When dawn announced itself, slowly discovering each object in the chamber, she was ill. Fever seemed to rage in her head. And in and round her mouth she had strange sensations. Fossette stirred in the basket near the large desk on which multifarious files and papers were ranged with minute particularity.
“Fossette!” she tried to call out; but no sound issued from her lips. She could not move her tongue. She tried to protrude it, and could not. For hours she had been conscious of a headache. Her heart sank. She was sick with fear. Her memory flashed to her father and his seizure. She was his daughter! Paralysis! “Ça serait le comble!” she thought in French, horrified. Her fear became abject! “Can I move at all?” she thought, and madly jerked her head. Yes, she could move her head slightly on the pillow, and she could stretch her right arm, both arms. Absurd cowardice! Of course it was not a seizure! She reassured herself. Still, she could not put her tongue out. Suddenly she began to hiccup, and she had no control over the hiccup. She put her hand to the bell, whose ringing would summon the man who slept in a pantry off the hall, and suddenly the hiccup ceased. Her hand dropped. She was better. Besides, what use in ringing for a man if she could not speak to him through the door? She must wait for Jacqueline. At six o’clock every morning, summer and winter, Jacqueline entered her mistress’s bedroom to release the dog for a moment’s airing under her own supervision. The clock on the mantelpiece showed five minutes past three. She had three hours to wait. Fossette pattered across the room, and sprang on to the bed and nestled down. Sophia ignored her, but Fossette, being herself unwell and torpid, did not seem to care.

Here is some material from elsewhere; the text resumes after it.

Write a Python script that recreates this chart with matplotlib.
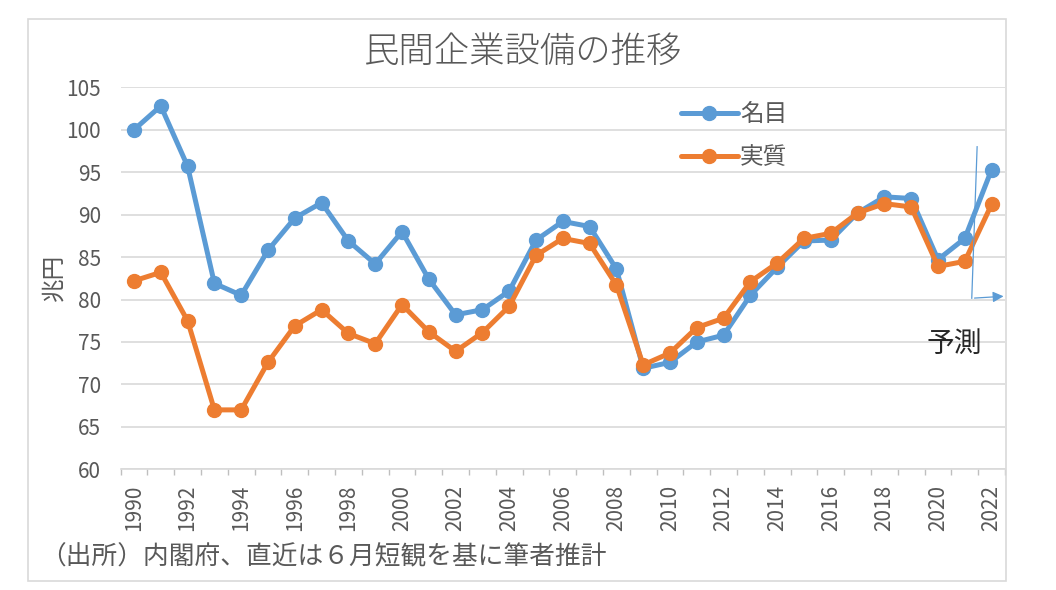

Jacqueline was late. In the quarter of an hour between six o’clock and a quarter past, Sophia suffered the supreme pangs of despair and verged upon insanity. It appeared to her that her cranium would blow off under pressure from within. Then the door opened silently, a few inches. Usually Jacqueline came into the room, but sometimes she stood behind the door and called in her soft, trembling voice, “Fossette! Fossette!” And on this morning she did not come into the room. The dog did not immediately respond. Sophia was in an agony. She marshalled all her volition, all her self-control and strength, to shout:
“Jacqueline!”
It came out of her, a horribly difficult and misshapen birth, but it came. She was exhausted.

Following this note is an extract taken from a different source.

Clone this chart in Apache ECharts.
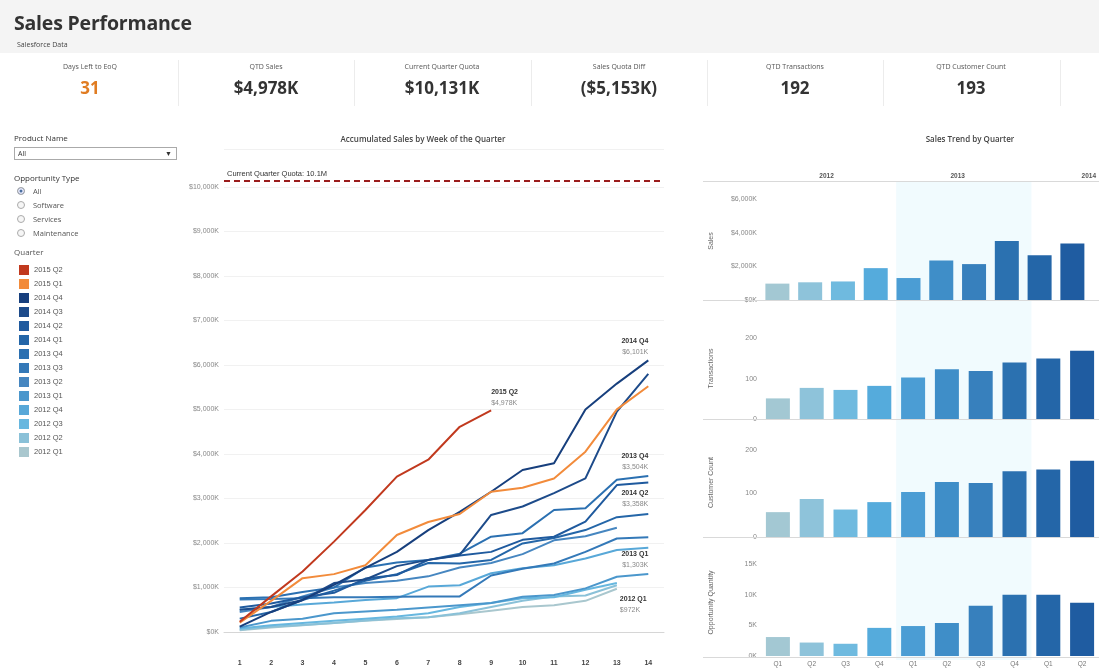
<!DOCTYPE html>
<html>
<head>
<meta charset="utf-8">
<script src="https://cdn.jsdelivr.net/npm/echarts@6/dist/echarts.min.js"></script>
<style>
  body { margin: 0; width: 1099px; height: 668px; overflow: hidden; background: #fff;
         font-family: "Open Sans", Lato, sans-serif; color: #333; position: relative; }
  #chart-container { position: absolute; left: 0; top: 0; width: 1099px; height: 668px; }
  .abs { position: absolute; white-space: nowrap; }
  .hdr { left: 0; top: 0; width: 1099px; height: 53px; background: #f4f4f4; }
  .title { left: 14px; top: 9px; font-size: 19.5px; font-weight: 700; color: #333; letter-spacing: -0.2px; }
  .sub { left: 17px; top: 40px; font-size: 7px; color: #444; }
  .kpi { top: 58px; width: 176px; text-align: center; }
  .kpi .lbl { font-size: 7px; color: #555; margin-top: 4px; }
  .kpi .val { font-size: 17px; font-weight: 700; color: #333; margin-top: 5px; }
  .sep { top: 60px; width: 1px; height: 46px; background: #ececec; }
  .ctitle { top: 133px; font-size: 8px; font-weight: 600; color: #444; transform: translateX(-50%); }
  .flt { left: 14px; font-size: 8px; color: #333; }
  .dd { left: 14px; top: 147px; width: 158px; height: 11px; border: 1px solid #aaa; font-size: 7px; line-height: 11px; padding-left: 3px; box-sizing: content-box; }
  .dd span { position: absolute; right: 4px; top: 0; font-size: 7px; }
  .radio { left: 17px; font-size: 7.5px; color: #555; }
  .radio i { display: inline-block; width: 6px; height: 6px; border: 1px solid #aaa; border-radius: 50%; margin-right: 8px; vertical-align: -1px; background: #f6f6f6; }
  .radio i.on { background: #4a6fa0; box-shadow: inset 0 0 0 1.5px #eef; }
</style>
</head>
<body>
<div id="chart-container"></div>

<div class="abs hdr"></div>
<div class="abs title">Sales Performance</div>
<div class="abs sub">Salesforce Data</div>

<div class="abs kpi" style="left:2px"><div class="lbl">Days Left to EoQ</div><div class="val" style="color:#e07c22">31</div></div>
<div class="abs kpi" style="left:178px"><div class="lbl">QTD Sales</div><div class="val">$4,978K</div></div>
<div class="abs kpi" style="left:354px"><div class="lbl">Current Quarter Quota</div><div class="val">$10,131K</div></div>
<div class="abs kpi" style="left:531px"><div class="lbl">Sales Quota Diff</div><div class="val">($5,153K)</div></div>
<div class="abs kpi" style="left:707px"><div class="lbl">QTD Transactions</div><div class="val">192</div></div>
<div class="abs kpi" style="left:883px"><div class="lbl">QTD Customer Count</div><div class="val">193</div></div>
<div class="abs sep" style="left:178px"></div>
<div class="abs sep" style="left:354px"></div>
<div class="abs sep" style="left:531px"></div>
<div class="abs sep" style="left:707px"></div>
<div class="abs sep" style="left:883px"></div>
<div class="abs sep" style="left:1060px"></div>

<div class="abs ctitle" style="left:423px">Accumulated Sales by Week of the Quarter</div>
<div class="abs ctitle" style="left:970px">Sales Trend by Quarter</div>

<div class="abs flt" style="top:132px">Product Name</div>
<div class="abs dd">All<span>&#9660;</span></div>
<div class="abs flt" style="top:172px">Opportunity Type</div>
<div class="abs radio" style="top:186px"><i class="on"></i>All</div>
<div class="abs radio" style="top:200px"><i></i>Software</div>
<div class="abs radio" style="top:214px"><i></i>Services</div>
<div class="abs radio" style="top:228px"><i></i>Maintenance</div>
<div class="abs flt" style="top:246px; color:#555">Quarter</div>

<script>
// week of quarter
const weeks = ['1', '2', '3', '4', '5', '6', '7', '8', '9', '10', '11', '12', '13', '14'];

// accumulated sales ($K) per week, one list per quarter
const q2015Q2 = [230, 800, 1360, 2030, 2740, 3490, 3870, 4610, 4978];
const q2015Q1 = [210, 700, 1210, 1300, 1500, 2180, 2470, 2650, 3150, 3240, 3450, 4050, 5000, 5520];
const q2014Q4 = [120, 450, 720, 1060, 1440, 1800, 2290, 2700, 3150, 3640, 3790, 5000, 5580, 6101];
const q2014Q3 = [500, 560, 720, 1100, 1180, 1480, 1620, 1730, 2630, 2820, 3120, 3450, 4950, 5800];
const q2014Q2 = [550, 640, 780, 880, 1200, 1280, 1620, 1720, 1800, 2070, 2140, 2480, 3300, 3358];
const q2014Q1 = [300, 450, 720, 930, 1150, 1300, 1550, 1540, 1620, 1990, 2110, 2290, 2580, 2650];
const q2013Q4 = [760, 780, 900, 1000, 1450, 1560, 1620, 1760, 2140, 2220, 2740, 2780, 3420, 3504];
const q2013Q3 = [730, 740, 760, 780, 780, 790, 800, 800, 1270, 1420, 1540, 1800, 2100, 2130];
const q2013Q2 = [450, 560, 800, 1000, 1100, 1150, 1250, 1450, 1550, 1750, 2060, 2150, 2340];
const q2013Q1 = [100, 250, 300, 420, 460, 500, 550, 600, 650, 790, 830, 980, 1240, 1303];
const q2012Q4 = [500, 560, 620, 660, 720, 760, 1020, 1050, 1320, 1430, 1500, 1650, 1840, 1890];
const q2012Q3 = [80, 150, 200, 250, 300, 350, 420, 560, 650, 760, 780, 950, 1100];
const q2012Q2 = [50, 120, 160, 200, 260, 310, 330, 420, 560, 700, 800, 820, 1050];
const q2012Q1 = [40, 100, 150, 200, 250, 290, 330, 400, 480, 560, 600, 700, 972];

const lineQuarters = ['2015 Q2', '2015 Q1', '2014 Q4', '2014 Q3', '2014 Q2', '2014 Q1', '2013 Q4',
  '2013 Q3', '2013 Q2', '2013 Q1', '2012 Q4', '2012 Q3', '2012 Q2', '2012 Q1'];
const lineValues = [q2015Q2, q2015Q1, q2014Q4, q2014Q3, q2014Q2, q2014Q1, q2013Q4,
  q2013Q3, q2013Q2, q2013Q1, q2012Q4, q2012Q3, q2012Q2, q2012Q1];
const quotaValue = 10131;

// quarterly trend (the quarters in view)
const barQuarters = ['2012 Q1', '2012 Q2', '2012 Q3', '2012 Q4', '2013 Q1', '2013 Q2', '2013 Q3', '2013 Q4',
  '2014 Q1', '2014 Q2'];
const years = ['2012', '2013', '2014'];
const salesByQuarter = [972, 1050, 1100, 1890, 1303, 2340, 2130, 3504, 2650, 3358];
const transactionsByQuarter = [51, 77, 72, 82, 103, 123, 119, 140, 150, 169];
const customersByQuarter = [57, 87, 63, 80, 103, 126, 124, 151, 155, 175];
const opportunitiesByQuarter = [3100, 2200, 2000, 4600, 4900, 5400, 8200, 10000, 10000, 8700];

// colours
const lineColors = ['#c1391e', '#f28b3b', '#173f7d', '#1d4b8a', '#1f5a9e', '#2466a8', '#2b70b1',
  '#3479b8', '#4686c0', '#4b97cc', '#58a8d8', '#67b7df', '#8ac1d8', '#a9c7ce'];
const barColors = ['#a3c8d3', '#8ec3da', '#6fbadf', '#55abdc', '#4b9dd4', '#3f8ec8', '#3780bd',
  '#2b71b0', '#2466a8', '#1f5ca1'];

const endLabels = {
  '2015 Q2': { position: 'top', align: 'left', distance: 2 },
  '2014 Q4': { position: 'top', align: 'right', distance: 3 },
  '2013 Q4': { position: 'top', align: 'right', distance: 3 },
  '2014 Q2': { position: 'bottom', align: 'right', distance: 5 },
  '2013 Q1': { position: 'top', align: 'right', distance: 3 },
  '2012 Q1': { position: 'bottom', align: 'left', distance: 5, offset: [3, 0] }
};

const fmtK = (v) => '$' + v.toLocaleString('en-US') + 'K';

const dom = document.getElementById('chart-container');
const myChart = echarts.init(dom, null, { renderer: 'canvas' });

// layout of the right hand panels
const barLeft = 761, barGridW = 338, catW = barGridW / barQuarters.length;
const panels = [
  { name: 'Sales', data: salesByQuarter, top: 182, height: 118, max: 7000, interval: 2000, fmt: fmtK },
  { name: 'Transactions', data: transactionsByQuarter, top: 318, height: 101, max: 250, interval: 100, fmt: (v) => v },
  { name: 'Customer Count', data: customersByQuarter, top: 428, height: 109, max: 250, interval: 100, fmt: (v) => v },
  { name: 'Opportunity Quantity', data: opportunitiesByQuarter, top: 549, height: 108, max: 17500, interval: 5000, fmt: (v) => (v / 1000) + 'K' }
];

const grids = [{ left: 224, width: 440, top: 149, bottom: 36 }];
const xAxes = [{
  gridIndex: 0, type: 'category', data: weeks, offset: 24,
  axisLine: { lineStyle: { color: '#d6d6d6' } }, axisTick: { show: false },
  axisLabel: { fontSize: 7, fontWeight: 'bold', color: '#444', margin: 4 }
}];
const yAxes = [{
  gridIndex: 0, type: 'value', min: 0, max: 10850, interval: 1000,
  axisLine: { show: false }, axisTick: { show: false },
  axisLabel: { fontSize: 7, color: '#888', margin: 5, showMaxLabel: false, formatter: fmtK },
  splitLine: { lineStyle: { color: '#f1f1f1' } }
}];
const series = [];

// accumulated lines, oldest drawn first
for (let i = lineQuarters.length - 1; i >= 0; i--) {
  const name = lineQuarters[i];
  const vals = lineValues[i];
  const spec = endLabels[name];
  const data = vals.map((v, j) => {
    if (j === vals.length - 1 && spec) {
      return {
        value: v,
        label: {
          show: true, position: spec.position, align: spec.align, distance: spec.distance,
          offset: spec.offset || [0, 0],
          formatter: () => '{n|' + name + '}\n{v|' + fmtK(v) + '}',
          rich: {
            n: { fontSize: 7, fontWeight: 'bold', color: '#333', lineHeight: 11 },
            v: { fontSize: 7, color: '#888', lineHeight: 11 }
          }
        }
      };
    }
    return v;
  });
  const s = {
    name: name, type: 'line', xAxisIndex: 0, yAxisIndex: 0, data: data,
    symbol: 'circle', symbolSize: 0, showSymbol: true,
    lineStyle: { width: 2, color: lineColors[i] }, itemStyle: { color: lineColors[i] },
    emphasis: { disabled: true }, z: 3
  };
  if (name === '2015 Q2') {
    s.markLine = {
      silent: true, symbol: 'none',
      lineStyle: { color: '#9b1c1c', type: [6, 4], width: 2 },
      label: { position: 'insideStartTop', fontSize: 7.5, color: '#333', distance: 3,
               formatter: 'Current Quarter Quota: ' + (quotaValue / 1000).toFixed(1) + 'M' },
      data: [{ yAxis: quotaValue }]
    };
  }
  series.push(s);
}

// bar panels
panels.forEach((p, k) => {
  const gi = k + 1;
  grids.push({ left: barLeft, width: barGridW, top: p.top, height: p.height });
  xAxes.push({
    gridIndex: gi, type: 'category', data: barQuarters,
    axisLine: { show: false }, axisTick: { show: false },
    axisLabel: { show: k === panels.length - 1, fontSize: 6.5, color: '#777', margin: 5,
                 formatter: (v) => v.split(' ')[1] }
  });
  yAxes.push({
    gridIndex: gi, type: 'value', min: 0, max: p.max, interval: p.interval,
    name: p.name, nameLocation: 'middle', nameGap: 46, nameRotate: 90,
    nameTextStyle: { fontSize: 7, color: '#666' },
    axisLine: { show: false }, axisTick: { show: false }, splitLine: { show: false },
    axisLabel: { fontSize: 7, color: '#888', margin: 4, showMaxLabel: false, formatter: p.fmt }
  });
  series.push({
    name: p.name, type: 'bar', xAxisIndex: gi, yAxisIndex: gi, barWidth: 24,
    data: p.data.map((v, j) => ({ value: v, itemStyle: { color: barColors[j] } })),
    emphasis: { disabled: true }, z: 3
  });
});

// year header on top of the sales panel: one year per four quarters
xAxes.push({
  gridIndex: 1, type: 'value', position: 'top', min: 0, max: barQuarters.length, interval: 2,
  axisLine: { show: false }, axisTick: { show: false }, splitLine: { show: false },
  axisLabel: {
    fontSize: 6.5, fontWeight: 'bold', color: '#555', margin: 2, showMaxLabel: true,
    alignMaxLabel: 'center',
    formatter: (v) => (v % 4 === 2 ? years[(v - 2) / 4] : '')
  }
});

// panel separators and the highlighted year band
const rules = [181].concat(panels.map((p) => p.top + p.height));
const graphics = [{
  type: 'rect', z: 0, silent: true,
  shape: { x: barLeft + catW * 4, y: 182, width: catW * 4, height: 478 },
  style: { fill: '#f1fbfe' }
}].concat(rules.map((y) => ({
  type: 'line', z: 1, silent: true,
  shape: { x1: 703, y1: y + 0.5, x2: 1099, y2: y + 0.5 },
  style: { stroke: '#d9d9d9', lineWidth: 1 }
})));

const option = {
  animation: false,
  legend: {
    data: lineQuarters, orient: 'vertical', left: 14, top: 260,
    icon: 'rect', itemWidth: 10, itemHeight: 10, itemGap: 4,
    textStyle: { fontSize: 7.5, color: '#555', lineHeight: 10 }
  },
  grid: grids,
  xAxis: xAxes,
  yAxis: yAxes,
  graphic: graphics,
  series: series
};

myChart.setOption(option);
window.addEventListener('resize', myChart.resize);
</script>
</body>
</html>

“Yes, madame.” Jacqueline entered.
As soon as she had a glimpse of Sophia she threw up her hands. Sophia stared at her, wordless.
“I will fetch the doctor—myself,” whispered Jacqueline, and fled.
“Jacqueline!” The woman stopped. Then Sophia determined to force herself to make a speech, and she braced her muscles to an unprecedented effort. “Say not a word to the others.” She could not bear that the whole household should know of her illness. Jacqueline nodded and vanished, the dog following. Jacqueline understood. She lived in the place with her mistress as with a fellow-conspirator.
Sophia began to feel better. She could get into a sitting posture, though the movement made her dizzy. By working to the foot of the bed she could see herself in the glass of the wardrobe. And she saw that the lower part of her face was twisted out of shape.
The doctor, who knew her, and who earned a lot of money in her house, told her frankly what had happened. Paralysie glosso-labio-laryngée was the phrase he used. She understood. A very slight attack; due to overwork and worry. He ordered absolute rest and quiet.
“Impossible!” she said, genuinely convinced that she alone was indispensable.
“Repose the most absolute!” he repeated.
She marvelled that a few words with a man who chanced to be named Peel-Swynnerton could have resulted in such a disaster, and drew a curious satisfaction from this fearful proof that she was so highly-strung. But even then she did not realize how profoundly she had been disturbed.
V
“My darling Sophia—”
The inevitable miracle had occurred. Her suspicions concerning that Mr. Peel-Swynnerton were well-founded, after all! Here was a letter from Constance! The writing on the envelope was not Constance’s; but even before examining it she had had a peculiar qualm. She received letters from England nearly every day asking about rooms and prices (and on many of them she had to pay threepence excess postage, because the writers carelessly or carefully forgot that a penny stamp was not sufficient); there was nothing to distinguish this envelope, and yet her first glance at it had startled her; and when, deciphering the smudged postmark, she made out the word “Bursley,” her heart did literally seem to stop, and she opened the letter in quite violent tremulation, thinking to herself: “The doctor would say this is very bad for me.” Six days had elapsed since her attack, and she was wonderfully better; the distortion of her face had almost disappeared. But the doctor was grave; he ordered no medicine, merely a tonic; and monotonously insisted on “repose the most absolute,” on perfect mental calm. He said little else, allowing Sophia to judge from his silences the seriousness of her condition. Yes, the receipt of such a letter must be bad for her!
She controlled herself while she read it, lying in her dressing-gown against several pillows on the bed; a mist did not form in her eyes, nor did she sob, nor betray physically that she was not reading an order for two rooms for a week.